When God Spoke Greek (Part 1)

What is the history of the Bible, and how did the Church’s view of it, especially its view of the Old Testament change over its first four hundred years? Why was the Septuagint (the Greek Old Testament) so important to the Church, and why it is critical for us today? These questions are front and centre of When God Spoke Greek by Timothy Michael Law, which might be called a concise, even punchy account of the production and the first six hundred years of the Septuagint and why it matters.

It is a good, interesting book. Some of it is controversial, but none of it is unarguable (so far as I can see), and it brings a fresh perspective on the Bible. When I say “fresh”, I mean that its approach appears fresh today. Elements of it are quite ancient, for example, Law quotes great St Ephrem, writing of Scripture:

Who is capable of comprehending the extent of what is to be discovered in a single utterance of Yours? … Anyone who encounters Scripture should not suppose that the single one of its riches that he has found is the only one to exist; rather, he should realise that he himself is capable of discovering that one out of the many riches which exist in it … A thirsty person rejoices because he has drunk: he is not grieved because he proved incapable of drinking the fountain dry. (167-168)

(This goes to show how critical it is for us that the works of this remarkable saint all be edited, translated and made available in bilingual editions so that we may all benefit from his wisdom).

As you can see from the above quotation, one of the issues here is: is there only one correct reading of Scripture? And while we must acknowledge that there are endless wrong, misconceived or even mischievous interpretations of Scripture, there will often be layers of meaning, and multiple connections. For example, any interpretation which said Ss Matthew, Mark and Luke and Paul were not describing the institution of the Eucharist by the Lord will be wrong. And any interpretation which does not see transubstantiation as being the teaching of the Lord Himself will be wrong. But then, precisely because that mystery is the solid, stable and unalterable heart of the texts, we can discover new avenues of approach. So long as we are speaking of the one great mystery, we can discover new horizons. As we grow, spirituality, our understanding will grow. But if that essential understanding is lost, then we are tossed at sea, and we have no sound basis for our learning, let alone for conversation. Our “new horizons” will be fantasies, products of our imagination and wishful thinking, as the history of Protestantism shows beyond a doubt.

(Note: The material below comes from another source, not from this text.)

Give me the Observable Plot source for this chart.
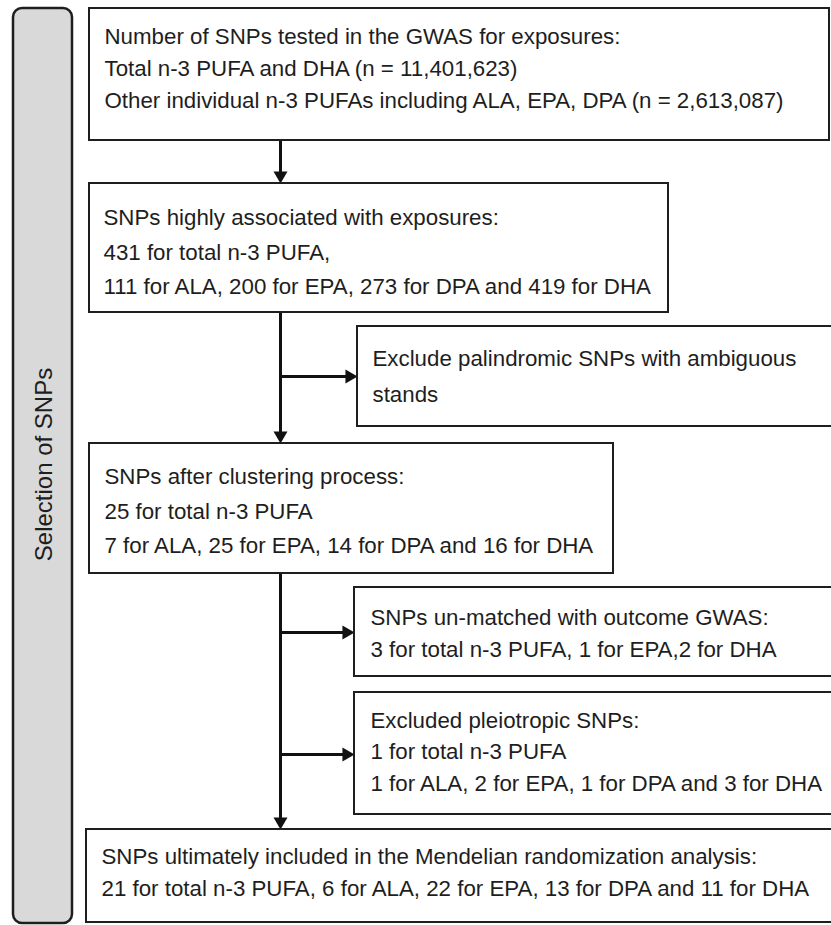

What St Ephrem is speaking of in the quote above is how the riches of Scripture are so vast as to teach and illuminate many people many different truths which will not necessarily be inconsistent with one another. His view is perfectly consistent with the idea that there is one true text of the Bible and no other (although he may have believed, rather, that there is a true tradition of scripture).

But Law goes further than that: his thesis is that the Septuagint, even in the form(s) we have it in today, gives evidence of a time when Jews and Christians were content to read slightly differing versions of Scripture. They did not have the idea that there could only be one correct text. Rather, they felt that if there were some variations, it was possible that both of them could be true and inspired. That is, while we tend to think of different translations of one authentic text, in the ancient world they may have felt more like they had versions of the Word of God.

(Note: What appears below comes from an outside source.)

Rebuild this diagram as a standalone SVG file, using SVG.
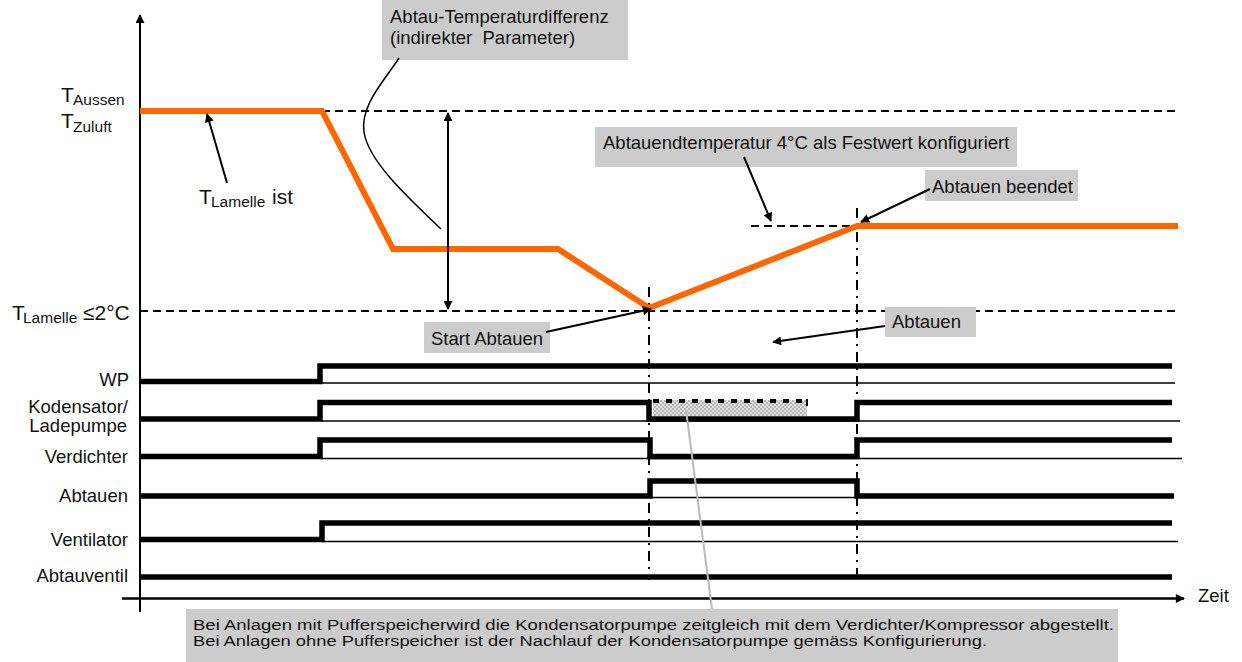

At p.144, Law gives as an example, Origen’s approach. This ancient scholar would compare different translations and would often find different readings, which he could, on occasions, take as being complementary rather than contradictory. Yet, as Law acknowledges, Origen did sometimes contrast them with a view to finding the one true reading. I think that the main weakness of Law’s argument at this point is that he does not try to establish the reading principle in full: how much variety could be tolerated before it was felt that one of the texts had to be wrong? And was it a difference in words (the way something was put) or in content (what was said), or both, which made them reject a reading?

I think that the point is that there was a tradition of scripture, meaning by “tradition” a passing on from one generation to another of what was considered to be true, important, and – eventually – hallowed by usage, so that the tradition links us to the revelation.

That revelation does not have to be once for all – as Law shows quite well, some believed that even if God had revealed the Hebrew scriptures before the Greek translations were made, it does not mean that that translation was not inspired. After all, every translation involves an irreducible element of interpretation. That element of interpretation was, some affirmed, inspired, so that the Septuagint had as good a claim to be accepted as the Hebrew text did.

Also importantly, as Sidney Jellicoe pointed out in The Septuagint and Modern Study (which is now 40 years old, showing that sometimes it is not wise to place words like “modern” in the title), not all of the Septuagint is in fact a translation: some of the books such as the Wisdom of Solomon were in fact composed in Greek. This is significant, because, as we shall see in future articles, some developments in revelation were included in Wisdom, and there are also developments in the Septuagint.

In other words, as man’s history approached the age of the Messiah, more was revealed, and some of it was revealed through the inspired interpretation of the Septuagint.